Protect Your Exterior

Before you put your RV away for the season make sure you prepare the exterior for storage.

A routine cleaning should be on the list (but not the only thing). Put your RV away spick and span. Anything in storage for an extended period of time will collect some amount of dirt and grime. You do not want storage dirt piling on top of road trip dirt. This will only delay your trip next year as you have more to clean.

If you can, get an exterior inspection done. Check all seams and windows in the body for cracks and holes and that could let water in.

You do not want to have to replace your tires as well! Fill your tires to the recommended pressure and cover them so they are protected from the sun and the weather.

winterize rv

Protect Your Water Lines

This is one of the most important steps in the process. You need to make sure that you winterize your water lines to prevent freezing or breaking during the off-season.

Start by draining your water heater and your freshwater pump. Turn off the heater so that the water inside is not hot when you empty it and you do not get burned. When draining your freshwater pump, watch closely so that it does not run for too long. You do not want to extend the pump when there is no water inside or you could damage it.

There are two main methods for protecting your water lines:

Air – Literally blowing the water through the RV’s piping systems, and draining it so that there is a little water leftover as possible.

Note: If you do not already have an air compressor for your RV, now might be a good time to invest. Between pumping up flat tires and blowing out airlines, the compressor will pay for itself in no time.

Attach the air compressor tube to the RV and run it at a reasonable speed. About 30 psi will be enough to adequately clear out the pipes without damaging them. Then go to each fixture in the RV (faucets, toilets, showers) and open it allowing the air to push the water through.

Finally, fill the drains with antifreeze to stop any water that was caught in the P-traps in the system.

Antifreeze – Pump antifreeze through the RV’s pipe system. You can either use an external hand pump or a pump bypass kit for this procedure.

Drain the systems in the same way that you did for the air compressor method.

Using a hand pump, attach a siphon tube from the antifreeze to the RV’s water inlet. Similarly, go to each fixture in the RV and wait for the pink antifreeze to start running through. A bypass kit will draw antifreeze automatically into the RV internal water pump and push it through the system.

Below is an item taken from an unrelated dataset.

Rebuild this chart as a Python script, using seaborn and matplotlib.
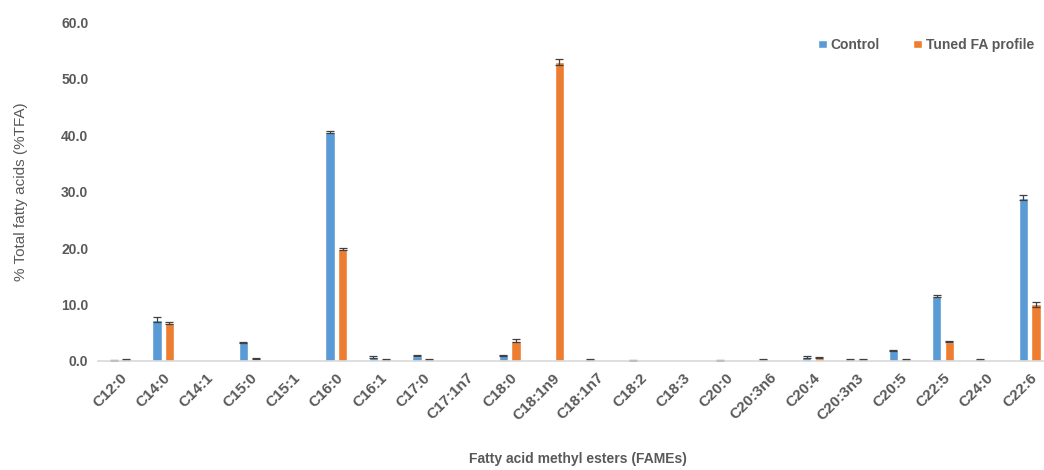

You do not want any leftover water in your RV’s plumbing system so make sure you take the time to protect your pipes.

Storing Your RV

Your RV is cleaned out, protected and the pipes are dry. It’s time to say goodbye for the winter. Your vehicle should be kept in a safe, secure place, under a covered area, and on a solid surface.

Ideally, you will have a car park or a garage to keep your RV in, but that is just not possible for some owners. If you do not have access to a covered location, you should invest in an RV cover made of breathable material.

If you keep your RV in your driveway, avoid any trees that may fall in a heavy storm and avoid heavily windy areas. Check your city codes for bylaws about storing your RV in the street.

It is always sad to put your RV away for the season because that usually means the summer is officially over, but if you follow these steps for winterizing your vehicle, you can make sure that it will be ready to go next year.